Liquid cooling is very retro, and, by the way, so were 19-inch equipment racks when they came to X86 machinery in the late 1990s. With hyperscalers that have hundreds of thousands of servers in their datacenters, Shelnutt says that they can do all kinds of thermal tricks with baffles and fans and other kinds of power optimizations to try to squeeze more efficiency out of their machinery, but that sooner or later, to drive more efficiency and performance at the same time, they are forced into some kind of liquid cooling. The reason is simple: For hyperscalers, removing a few watts from the power budget of a system can add up to millions of dollars in savings per year.
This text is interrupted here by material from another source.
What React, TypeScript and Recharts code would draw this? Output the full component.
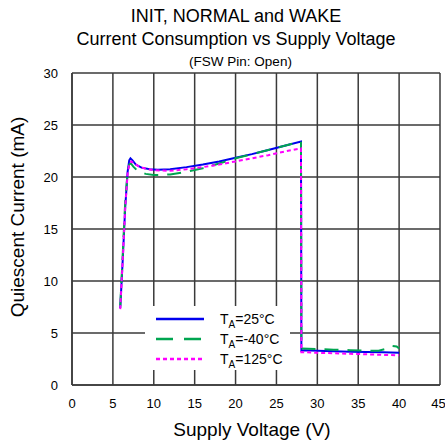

And a kilowatt cuts two ways in a datacenter – coming in as juice to power gear and having to be taking out as heat when the bits are flipped.

Water has 4,000 times as much energy carrying capacity as air, but because water is so much denser than air it also takes a lot more energy to move it around the datacenter and across system components to remove heat. The upshot is that water is about 25 times as efficient as air at removing heat. But there are two problems with using water to cool systems. One, you can’t get water on electronic components or they fry, and two, the current crop of liquid-to-liquid heat exchangers are very inefficient. On top of that, cooling distribution units (CDUs) in the server racks add to cost and are difficult to deploy and require pumps. With the Triton design, Dell worked with eBay to eliminate all of these steps, basically bringing the same water that normally feeds into CRACs (short for computer room air conditioners) all the way into the rack and extending it directly down to the water blocks that are mated to the processors in the Triton server sleds.

This water can be somewhat cruddy and can gum up the works in the piping used to move it into the rack and then into the server nodes, but this is what Dell and eBay wanted to do so they could eliminate the liquid to liquid heat exchanger that is normally used to keep the relatively dirty water from getting deep inside of the datacenter. In fact, the cold plates that latch onto the Xeon E5 processors in the Triton server sleds can handle pollutants up to 300 microns in size, but the filtration system used in the rack can clear out particles 100 microns or larger in size so that should never happen anyway. Shelnutt says one layer of filters in the system can be replaced with charcoal filters so they can move corrosive materials as well as particulate matter.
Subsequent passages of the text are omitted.